PROBLEM: Retype verbatim only the lines below, starting at the one that contains "Write a web" and ending at the one that contains "4, 5, 4, 4, 4];". Pictures are excluded from the copy.

EXERCISE DATA:

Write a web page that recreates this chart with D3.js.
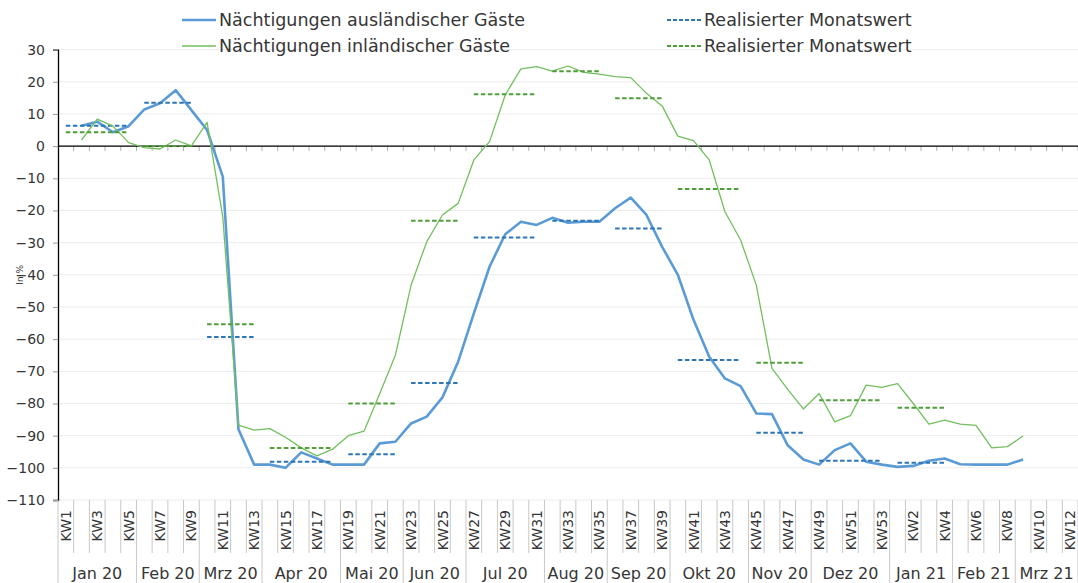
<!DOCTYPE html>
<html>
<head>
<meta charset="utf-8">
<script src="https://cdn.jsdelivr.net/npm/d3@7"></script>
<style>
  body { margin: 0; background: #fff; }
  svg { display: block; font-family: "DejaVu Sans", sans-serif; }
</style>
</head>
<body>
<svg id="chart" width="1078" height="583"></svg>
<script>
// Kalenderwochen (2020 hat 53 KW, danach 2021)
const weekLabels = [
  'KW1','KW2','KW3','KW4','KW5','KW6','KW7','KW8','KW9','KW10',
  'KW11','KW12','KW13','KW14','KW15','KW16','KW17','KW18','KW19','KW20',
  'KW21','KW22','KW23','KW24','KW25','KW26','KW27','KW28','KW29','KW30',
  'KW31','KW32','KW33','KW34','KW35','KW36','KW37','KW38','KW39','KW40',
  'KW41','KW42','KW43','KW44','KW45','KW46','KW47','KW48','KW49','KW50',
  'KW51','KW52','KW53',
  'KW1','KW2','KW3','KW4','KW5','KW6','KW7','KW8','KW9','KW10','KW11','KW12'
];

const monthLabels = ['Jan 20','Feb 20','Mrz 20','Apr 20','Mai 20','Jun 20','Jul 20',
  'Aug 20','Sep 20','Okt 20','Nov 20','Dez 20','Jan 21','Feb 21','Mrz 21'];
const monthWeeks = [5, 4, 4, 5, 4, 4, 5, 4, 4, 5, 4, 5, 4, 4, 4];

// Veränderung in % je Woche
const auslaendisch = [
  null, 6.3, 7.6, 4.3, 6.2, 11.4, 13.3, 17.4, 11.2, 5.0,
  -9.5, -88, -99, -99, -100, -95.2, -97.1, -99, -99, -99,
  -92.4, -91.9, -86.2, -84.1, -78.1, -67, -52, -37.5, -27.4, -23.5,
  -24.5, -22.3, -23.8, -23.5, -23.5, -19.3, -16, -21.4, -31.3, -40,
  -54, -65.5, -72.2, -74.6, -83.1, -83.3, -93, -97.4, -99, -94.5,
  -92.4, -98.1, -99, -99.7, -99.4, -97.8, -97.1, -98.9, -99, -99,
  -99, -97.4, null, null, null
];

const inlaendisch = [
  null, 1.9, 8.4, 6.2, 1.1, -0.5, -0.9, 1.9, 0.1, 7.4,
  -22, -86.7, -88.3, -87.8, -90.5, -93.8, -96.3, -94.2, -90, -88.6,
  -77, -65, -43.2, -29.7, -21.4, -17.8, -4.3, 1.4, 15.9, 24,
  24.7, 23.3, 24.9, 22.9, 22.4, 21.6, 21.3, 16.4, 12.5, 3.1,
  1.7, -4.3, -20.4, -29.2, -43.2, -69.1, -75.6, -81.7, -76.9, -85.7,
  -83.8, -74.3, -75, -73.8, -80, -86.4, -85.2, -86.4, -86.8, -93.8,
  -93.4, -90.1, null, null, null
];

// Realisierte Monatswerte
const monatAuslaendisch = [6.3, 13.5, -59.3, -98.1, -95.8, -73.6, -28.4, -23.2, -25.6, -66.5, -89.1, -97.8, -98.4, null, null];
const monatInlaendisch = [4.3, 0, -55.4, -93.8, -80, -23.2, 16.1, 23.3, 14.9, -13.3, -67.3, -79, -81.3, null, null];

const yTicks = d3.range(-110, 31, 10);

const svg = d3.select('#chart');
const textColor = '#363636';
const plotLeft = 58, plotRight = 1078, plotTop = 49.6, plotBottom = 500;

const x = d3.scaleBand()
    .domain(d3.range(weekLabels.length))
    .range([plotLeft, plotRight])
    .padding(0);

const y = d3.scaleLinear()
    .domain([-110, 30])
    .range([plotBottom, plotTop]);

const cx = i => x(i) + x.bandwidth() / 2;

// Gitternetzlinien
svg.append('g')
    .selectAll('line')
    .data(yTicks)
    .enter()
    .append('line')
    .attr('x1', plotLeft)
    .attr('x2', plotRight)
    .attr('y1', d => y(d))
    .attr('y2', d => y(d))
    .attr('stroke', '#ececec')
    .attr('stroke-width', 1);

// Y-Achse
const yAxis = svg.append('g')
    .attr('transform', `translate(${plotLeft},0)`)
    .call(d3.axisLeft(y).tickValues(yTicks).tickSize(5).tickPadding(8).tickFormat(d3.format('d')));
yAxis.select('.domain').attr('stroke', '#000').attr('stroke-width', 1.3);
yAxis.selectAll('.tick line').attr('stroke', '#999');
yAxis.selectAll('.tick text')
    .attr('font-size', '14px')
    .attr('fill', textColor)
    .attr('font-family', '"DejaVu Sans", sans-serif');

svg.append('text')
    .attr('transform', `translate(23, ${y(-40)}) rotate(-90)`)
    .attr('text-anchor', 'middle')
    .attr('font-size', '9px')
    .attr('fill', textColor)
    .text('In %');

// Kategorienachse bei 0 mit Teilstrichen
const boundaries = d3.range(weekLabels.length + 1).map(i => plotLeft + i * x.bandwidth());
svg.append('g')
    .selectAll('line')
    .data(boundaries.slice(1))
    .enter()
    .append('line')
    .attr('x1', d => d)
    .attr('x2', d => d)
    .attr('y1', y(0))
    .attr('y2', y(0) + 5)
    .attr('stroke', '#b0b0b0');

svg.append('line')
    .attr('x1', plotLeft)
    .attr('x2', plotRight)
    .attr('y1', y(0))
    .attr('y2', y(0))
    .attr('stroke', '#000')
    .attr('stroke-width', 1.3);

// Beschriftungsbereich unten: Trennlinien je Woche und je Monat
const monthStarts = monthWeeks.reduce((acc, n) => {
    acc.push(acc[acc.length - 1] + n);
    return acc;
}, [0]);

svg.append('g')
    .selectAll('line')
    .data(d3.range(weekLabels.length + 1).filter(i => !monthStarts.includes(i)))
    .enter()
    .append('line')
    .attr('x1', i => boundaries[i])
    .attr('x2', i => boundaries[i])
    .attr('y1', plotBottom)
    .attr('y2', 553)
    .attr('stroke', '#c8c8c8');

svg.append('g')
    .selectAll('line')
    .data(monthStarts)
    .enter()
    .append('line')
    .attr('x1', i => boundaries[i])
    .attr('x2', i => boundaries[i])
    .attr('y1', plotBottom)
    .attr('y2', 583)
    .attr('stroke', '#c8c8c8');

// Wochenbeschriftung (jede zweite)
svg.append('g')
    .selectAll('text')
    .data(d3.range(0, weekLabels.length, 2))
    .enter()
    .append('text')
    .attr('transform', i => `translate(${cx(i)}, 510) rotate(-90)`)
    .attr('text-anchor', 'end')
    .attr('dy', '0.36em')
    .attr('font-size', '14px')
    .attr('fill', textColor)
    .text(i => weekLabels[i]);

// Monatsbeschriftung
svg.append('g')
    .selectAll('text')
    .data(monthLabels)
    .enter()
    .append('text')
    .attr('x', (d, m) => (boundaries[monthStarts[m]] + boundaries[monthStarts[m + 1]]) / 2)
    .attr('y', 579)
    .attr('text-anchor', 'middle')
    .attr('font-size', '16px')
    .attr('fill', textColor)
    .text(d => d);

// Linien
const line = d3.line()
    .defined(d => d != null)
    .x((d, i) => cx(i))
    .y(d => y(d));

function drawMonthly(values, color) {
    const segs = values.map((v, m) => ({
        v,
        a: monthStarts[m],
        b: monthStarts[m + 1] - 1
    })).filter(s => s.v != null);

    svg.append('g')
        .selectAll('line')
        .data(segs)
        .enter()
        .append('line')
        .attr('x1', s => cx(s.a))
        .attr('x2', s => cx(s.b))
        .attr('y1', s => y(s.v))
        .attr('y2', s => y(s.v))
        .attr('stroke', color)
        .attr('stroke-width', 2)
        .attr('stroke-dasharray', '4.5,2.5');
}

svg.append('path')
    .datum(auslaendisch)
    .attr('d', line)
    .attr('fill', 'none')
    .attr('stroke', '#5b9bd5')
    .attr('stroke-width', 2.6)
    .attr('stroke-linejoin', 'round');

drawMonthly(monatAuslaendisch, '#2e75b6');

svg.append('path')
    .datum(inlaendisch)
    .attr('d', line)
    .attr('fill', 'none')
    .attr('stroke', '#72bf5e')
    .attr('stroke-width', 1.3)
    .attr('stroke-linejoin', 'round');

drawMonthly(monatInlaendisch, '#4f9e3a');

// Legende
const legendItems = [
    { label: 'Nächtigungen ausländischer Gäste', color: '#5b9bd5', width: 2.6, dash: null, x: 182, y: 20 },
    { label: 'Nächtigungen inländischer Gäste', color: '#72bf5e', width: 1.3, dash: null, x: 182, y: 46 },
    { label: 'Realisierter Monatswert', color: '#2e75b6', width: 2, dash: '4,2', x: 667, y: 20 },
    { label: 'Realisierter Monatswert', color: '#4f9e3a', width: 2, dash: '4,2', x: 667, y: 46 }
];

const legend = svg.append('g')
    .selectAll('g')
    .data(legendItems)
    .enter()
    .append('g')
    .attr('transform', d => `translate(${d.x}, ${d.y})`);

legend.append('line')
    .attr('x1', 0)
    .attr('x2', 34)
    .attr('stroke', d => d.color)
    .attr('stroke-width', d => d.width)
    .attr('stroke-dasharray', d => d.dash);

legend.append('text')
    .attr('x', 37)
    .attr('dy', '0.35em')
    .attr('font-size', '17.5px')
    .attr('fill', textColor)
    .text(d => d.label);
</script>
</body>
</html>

---

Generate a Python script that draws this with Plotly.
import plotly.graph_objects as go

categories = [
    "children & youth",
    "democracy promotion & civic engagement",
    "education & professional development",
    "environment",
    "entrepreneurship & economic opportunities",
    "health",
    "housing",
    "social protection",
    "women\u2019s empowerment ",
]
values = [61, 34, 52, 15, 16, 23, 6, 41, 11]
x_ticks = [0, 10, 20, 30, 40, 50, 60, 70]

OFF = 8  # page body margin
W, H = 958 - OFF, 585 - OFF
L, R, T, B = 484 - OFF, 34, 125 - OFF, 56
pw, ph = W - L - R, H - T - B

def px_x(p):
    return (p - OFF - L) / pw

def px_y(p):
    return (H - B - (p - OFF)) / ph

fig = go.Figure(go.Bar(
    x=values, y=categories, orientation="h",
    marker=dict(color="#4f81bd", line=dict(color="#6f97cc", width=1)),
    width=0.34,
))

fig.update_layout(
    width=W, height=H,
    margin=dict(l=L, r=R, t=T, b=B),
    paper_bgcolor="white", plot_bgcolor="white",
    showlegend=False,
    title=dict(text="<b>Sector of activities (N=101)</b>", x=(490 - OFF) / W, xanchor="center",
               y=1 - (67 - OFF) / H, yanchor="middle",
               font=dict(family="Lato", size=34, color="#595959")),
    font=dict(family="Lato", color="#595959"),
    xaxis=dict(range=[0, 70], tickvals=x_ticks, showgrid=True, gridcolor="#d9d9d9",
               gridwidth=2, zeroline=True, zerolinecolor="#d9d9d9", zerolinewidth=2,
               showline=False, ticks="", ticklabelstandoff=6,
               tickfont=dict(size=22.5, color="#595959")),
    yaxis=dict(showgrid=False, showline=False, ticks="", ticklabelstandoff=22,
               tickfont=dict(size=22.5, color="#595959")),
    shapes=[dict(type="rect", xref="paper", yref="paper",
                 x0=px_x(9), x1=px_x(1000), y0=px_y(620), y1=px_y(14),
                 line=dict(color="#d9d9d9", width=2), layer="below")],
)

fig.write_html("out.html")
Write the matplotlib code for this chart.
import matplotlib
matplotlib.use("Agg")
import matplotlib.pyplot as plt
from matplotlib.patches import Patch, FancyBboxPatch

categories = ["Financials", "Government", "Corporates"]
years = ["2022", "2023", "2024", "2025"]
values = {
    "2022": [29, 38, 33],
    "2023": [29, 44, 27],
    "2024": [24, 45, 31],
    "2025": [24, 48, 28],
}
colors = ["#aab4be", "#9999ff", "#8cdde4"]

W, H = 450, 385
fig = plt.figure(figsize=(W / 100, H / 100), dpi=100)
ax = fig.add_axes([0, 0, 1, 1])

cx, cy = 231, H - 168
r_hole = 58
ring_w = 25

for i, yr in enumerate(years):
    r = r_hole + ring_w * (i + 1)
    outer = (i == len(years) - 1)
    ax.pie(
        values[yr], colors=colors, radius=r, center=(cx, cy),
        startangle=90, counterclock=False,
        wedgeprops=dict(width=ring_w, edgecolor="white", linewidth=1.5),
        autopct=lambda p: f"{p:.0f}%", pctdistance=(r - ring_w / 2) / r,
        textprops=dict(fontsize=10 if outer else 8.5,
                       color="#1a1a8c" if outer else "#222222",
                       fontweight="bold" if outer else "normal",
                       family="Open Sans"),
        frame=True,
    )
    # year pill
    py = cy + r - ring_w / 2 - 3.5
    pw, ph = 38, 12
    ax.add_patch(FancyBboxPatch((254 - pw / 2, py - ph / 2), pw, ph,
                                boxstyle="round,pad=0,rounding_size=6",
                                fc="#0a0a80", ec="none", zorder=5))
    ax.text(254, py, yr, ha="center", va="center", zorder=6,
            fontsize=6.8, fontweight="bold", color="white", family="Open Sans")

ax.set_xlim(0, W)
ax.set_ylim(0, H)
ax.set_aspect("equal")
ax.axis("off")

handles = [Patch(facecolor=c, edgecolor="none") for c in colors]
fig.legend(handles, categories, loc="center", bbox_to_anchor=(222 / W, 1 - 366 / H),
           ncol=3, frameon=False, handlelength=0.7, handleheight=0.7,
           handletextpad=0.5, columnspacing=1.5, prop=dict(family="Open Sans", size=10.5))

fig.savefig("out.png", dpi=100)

RESULT:
Write a web page that recreates this chart with D3.js.
<!DOCTYPE html>
<html>
<head>
<meta charset="utf-8">
<script src="https://cdn.jsdelivr.net/npm/d3@7"></script>
<style>
  body { margin: 0; background: #fff; }
  svg { display: block; font-family: "DejaVu Sans", sans-serif; }
</style>
</head>
<body>
<svg id="chart" width="1078" height="583"></svg>
<script>
// Kalenderwochen (2020 hat 53 KW, danach 2021)
const weekLabels = [
  'KW1','KW2','KW3','KW4','KW5','KW6','KW7','KW8','KW9','KW10',
  'KW11','KW12','KW13','KW14','KW15','KW16','KW17','KW18','KW19','KW20',
  'KW21','KW22','KW23','KW24','KW25','KW26','KW27','KW28','KW29','KW30',
  'KW31','KW32','KW33','KW34','KW35','KW36','KW37','KW38','KW39','KW40',
  'KW41','KW42','KW43','KW44','KW45','KW46','KW47','KW48','KW49','KW50',
  'KW51','KW52','KW53',
  'KW1','KW2','KW3','KW4','KW5','KW6','KW7','KW8','KW9','KW10','KW11','KW12'
];

const monthLabels = ['Jan 20','Feb 20','Mrz 20','Apr 20','Mai 20','Jun 20','Jul 20',
  'Aug 20','Sep 20','Okt 20','Nov 20','Dez 20','Jan 21','Feb 21','Mrz 21'];
const monthWeeks = [5, 4, 4, 5, 4, 4, 5, 4, 4, 5, 4, 5, 4, 4, 4];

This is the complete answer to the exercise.